Lois Lane, which is in Peace River Flats, seemingly was named after both longtime resident Lois Little and Margot Kidder at the same time. Asked if she remembers if the lane was named after her, she quickly answered she thought so.

"Yes it is and I am just thrilled," she said laughing. "Just delighted. They told me it was named after me, but the ego does rise to the occasion. I was told it was named after me and they took me there. I don't know who Lois Little is, but maybe it was named after her. Somebody might have been trying to flatter me at the time."

Former mayor Dave Lovell, who was a city councillor at the time, said he believed the namesake was a little less straightforward because the lane originally had two names - Penny Lane and Lois Lane - after two local residents, Lois Little and Penny Aumond.

"(Mayor) Mike Ballantyne announced that because it was Yellowknife's 50 anniversary and other towns had official guests for their homecomings, that we got Superman's girlfriend," he said. "He said we would make it Lois Lane for the whole end of it and name it after Margot Kidder."

Margot kidder interview outtakes

Here are some outtakes from a wide-ranging interview Yellowknifer reporter Simon Whitehouse conducted with Margot Kidder.

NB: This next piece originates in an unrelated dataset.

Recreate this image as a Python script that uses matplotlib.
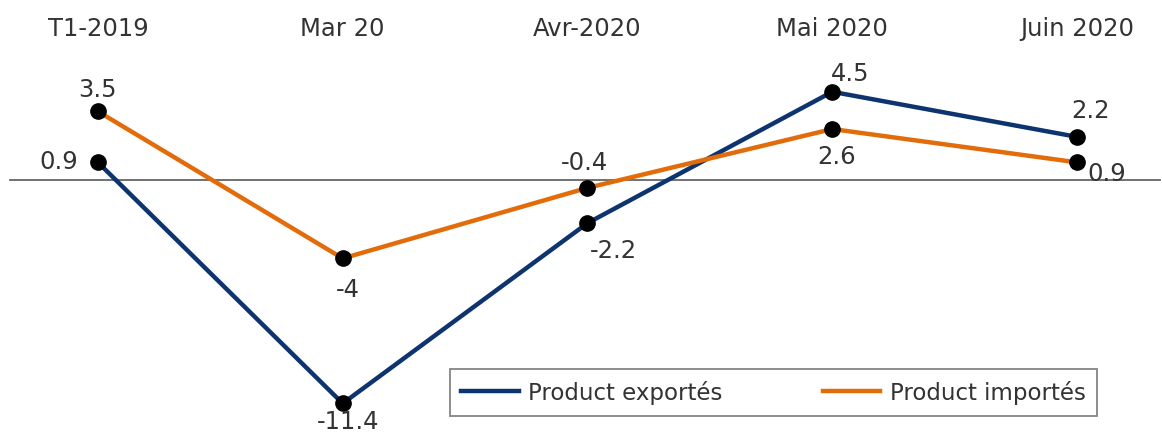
import matplotlib
matplotlib.use("Agg")
import matplotlib.pyplot as plt

categories = ["T1-2019", "Mar 20", "Avr-2020", "Mai 2020", "Juin 2020"]
exports = [0.9, -11.4, -2.2, 4.5, 2.2]
imports = [3.5, -4, -0.4, 2.6, 0.9]
series_names = ["Product exportés", "Product importés"]

# label offsets (pixels) relative to each point
exp_offsets = [(-39, 1), (5, -18), (26, -27), (18, 19), (13, 27)]
imp_offsets = [(0, 22), (5, -31), (-3, 26), (4, -27), (30, -11)]

BLUE = "#0E3470"
ORANGE = "#E36C0A"
TXT = "#333333"

plt.rcParams["font.family"] = ["DejaVu Sans"]
W, H = 1162, 435
fig = plt.figure(figsize=(W / 100, H / 100), dpi=100)
ax = fig.add_axes([0, 0, 1, 1 - 45 / H])

x = list(range(len(categories)))
ax.axhline(0, xmin=10 / W, xmax=1160 / W, color="#666666", lw=1.3, zorder=1)
ax.plot(x, exports, color=BLUE, lw=3.2, zorder=2, label=series_names[0])
ax.plot(x, imports, color=ORANGE, lw=3.2, zorder=2, label=series_names[1])
ax.plot(x, exports, "o", color="black", ms=11, zorder=3)
ax.plot(x, imports, "o", color="black", ms=11, zorder=3)

for xi, v, off in zip(x, exports, exp_offsets):
    ax.annotate(f"{v:g}", (xi, v), xytext=off, textcoords="offset pixels",
                ha="center", va="center", fontsize=17.5, color=TXT, zorder=4)
for xi, v, off in zip(x, imports, imp_offsets):
    ax.annotate(f"{v:g}", (xi, v), xytext=off, textcoords="offset pixels",
                ha="center", va="center", fontsize=17.5, color=TXT, zorder=4)

ax.set_xlim(-98 / 245, 4 + 85 / 245)
ax.set_ylim(-(435 - 181) / 19.6, (181 - 45) / 19.6)
ax.xaxis.tick_top()
ax.set_xticks(x)
ax.set_xticklabels(categories, fontsize=17.5, color=TXT)
ax.tick_params(axis="x", length=0, pad=3)
ax.set_yticks([])
for s in ax.spines.values():
    s.set_visible(False)

leg = ax.legend(loc="upper left", bbox_to_anchor=(450 / W, 1 - 370 / H),
                bbox_transform=fig.transFigure, ncol=2, fontsize=16.5,
                frameon=True, fancybox=False, edgecolor="#666666",
                handlelength=2.5, handletextpad=0.4, columnspacing=4.4,
                borderpad=0.5, borderaxespad=0)
leg.get_frame().set_linewidth(1.3)
for t in leg.get_texts():
    t.set_color(TXT)

fig.savefig("out.png", dpi=100)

On Justin Trudeau, son of former boyfriend and prime minister Pierre Trudeau, who is running to be Liberal leader: "I knew him as a kid, but didn't know him as an adult. My first thought is that those kids and that family had such a strong moral base. I know Justin does, and that isn't something you often find in politics. I'm sure the voice of his dead father is in his head because Pierre's voice was very strong, saying that you can't do that, it would be morally wrong. So I think it is great and I think it is wonderful and I'm in support of it."

On the legacy of Superman for boys: "I didn't get that Superman was a boy movie until my grandson saw it. He was four and he got the outfit and slept in it. I thought, 'Oh my god, it is one of the first movies little boys see and understand.' The idea of the hero and the bad guys, and the hero getting the bad guys, and saving the girl and the good people from evil. It is the great morality tale. It is the Christian tale of Jesus. It is probably the first one you got and that is why I think it stays in people's minds."

On fracking for oil: "I have grandchildren and they're not going to have a planet. It is serious. The shortsightedness of the oil and gas industry is horrifying. They make these huge profits and keep the price of gas up and invest them offshore. They pay no attention to the fact that they are quite literally destroying the planet for generations to come. So it is an enormous concern."

On Amy Adams as Lois Lane in the upcoming Man of Steel movie: "She is a brilliant actress. I have a feeling she is going to come up with something really surprising and wonderful. So I am looking forward to it. I would have no advice for her at all and I don't think I'm as good an actress as Amy Adams. I would never be so ego-maniacal to give her advice."